“Eu fiquei um pouco surpreendido. Não contava que pudesse acontecer uma coisa assim tão drástica sem que houvesse avisos. É que estas coisas começam sempre com um deslizamento de terras, um buraco que se abre, agora uma coisa tão drástica não contava”, afirmou.
Contactado pela agência Lusa, o antigo autarca, que voltou a ser o cabeça-de-lista da CDU à Câmara de Borba, no distrito de Évora, nas eleições autárquicas de 2017, recordou que, nos seus mandatos, o que estava em causa com o ainda troço da Estrada Nacional (EN) 255, mais tarde municipal, era “um conflito entre os industriais” do mármore e “o trânsito civil”.
“Era lama na estrada, era água na estrada” e, enquanto “os industriais reclamavam que estavam a trabalhar”, já “os civis, que éramos todos nós, reclamávamos porque ficávamos com os carros cheios de lama e de água”, lembrou.
Esse “conflito”, na altura, foi “tratado com o Plano de Urbanização de Borba”, quando “foram tomadas todas as decisões para a desclassificação” da EN255 e para “a acessibilidade de Borba à variante da A6 para Vila Viçosa”, evocou.
O último lanço da A6, entre Estremoz (Évora) e Elvas (Portalegre), abriu em setembro de 1999, tendo o projeto incluído uma variante para Vila Viçosa, cujo objetivo, segundo João Proença, era funcionar “como alternativa” ao troço da 255 que colapsou, no passado dia 19, provocando, pelo menos, dois mortos e três desaparecidos.

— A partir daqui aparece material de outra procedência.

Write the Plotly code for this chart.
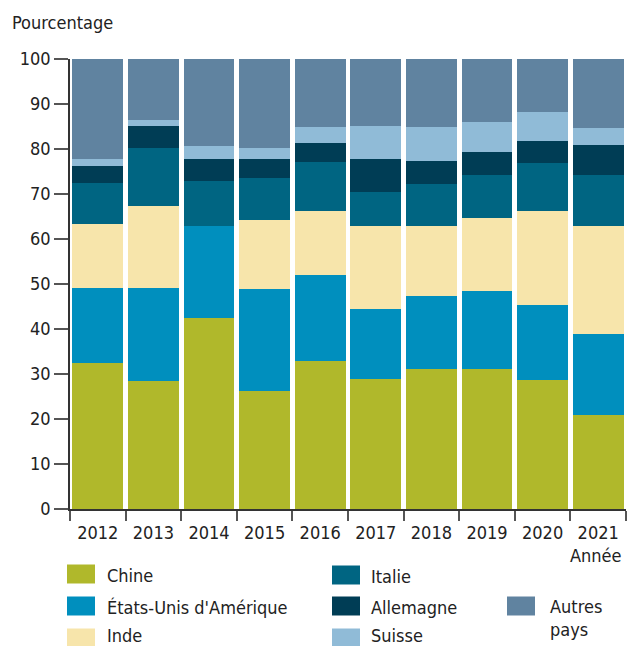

O processo “da aceitação da estrada pela câmara e da desclassificação desse troço da estrada só ficou concluído anos mais tarde, já nos mandatos de Ângelo de Sá” (PS), que liderou a câmara entre 2001 e 2013, frisou o antigo autarca da CDU.
No seu tempo, assinalou, “nunca esteve em causa a segurança”, sendo outra a discussão: “Havia era o recurso, o mármore, que era preciso estar desonerado daquela circulação automóvel que havia ali, que era conflituosa”, pois, “as máquinas circulavam de um lado para o outro da estrada, as pedreiras estão dos dois lados”, e “era preciso não prejudicar a sua exploração”.
Essa “reclamação dos industriais era compreensível” porque a informação dos técnicos, a partir de prospeções efetuadas, “apontava para uma zona de mármore de alta qualidade” e “o recurso sobrepunha-se à circulação”, admitiu antigo autarca, insistindo ter sido isso que justificou “que se fizessem as variantes todas”.
Segundo João Proença, aquele troço da estrada 255, após a desclassificação, devia ter ficado “vocacionado para a exploração do mármore”, com a “circulação condicionada às pessoas que fossem trabalhar para as pedreiras” e, mesmo que houvesse outra circulação, “a prioridade devia ter sido definida para a exploração” daquele recurso e devia ter sido “colocada sinalética” a apontar nesse sentido.
Ainda assim, argumentando que o acidente do passado dia 19 teve “muito de natural”, João Proença defendeu que “a culpa não pode ser imputada aos autarcas”, que são “uns pobres diabos” que querem “facilitar tudo às vezes” e não conseguem “avaliar tudo”.
“Eu nem imaginava que houvesse terra. A gente olha e só vê pedra, não se vê tanta terra por baixo da estrada”, disse, defendendo que cabia à fiscalização e aos responsáveis técnicos das pedreiras irem “verificando se aquilo estava em condições”.
O deslizamento de um grande volume de terra na estrada 255 entre Borba e Vila Viçosa provocou a deslocação de uma quantidade significativa de rochas, de blocos de mármore e de terra para o interior de duas pedreiras contíguas no dia 19 deste mês, às 15:45.
O Ministério Público instaurou um inquérito para apurar as circunstâncias do acidente e o Governo pediu uma inspeção urgente ao licenciamento, exploração, fiscalização e suspensão de operação das pedreiras situadas na zona de Borba.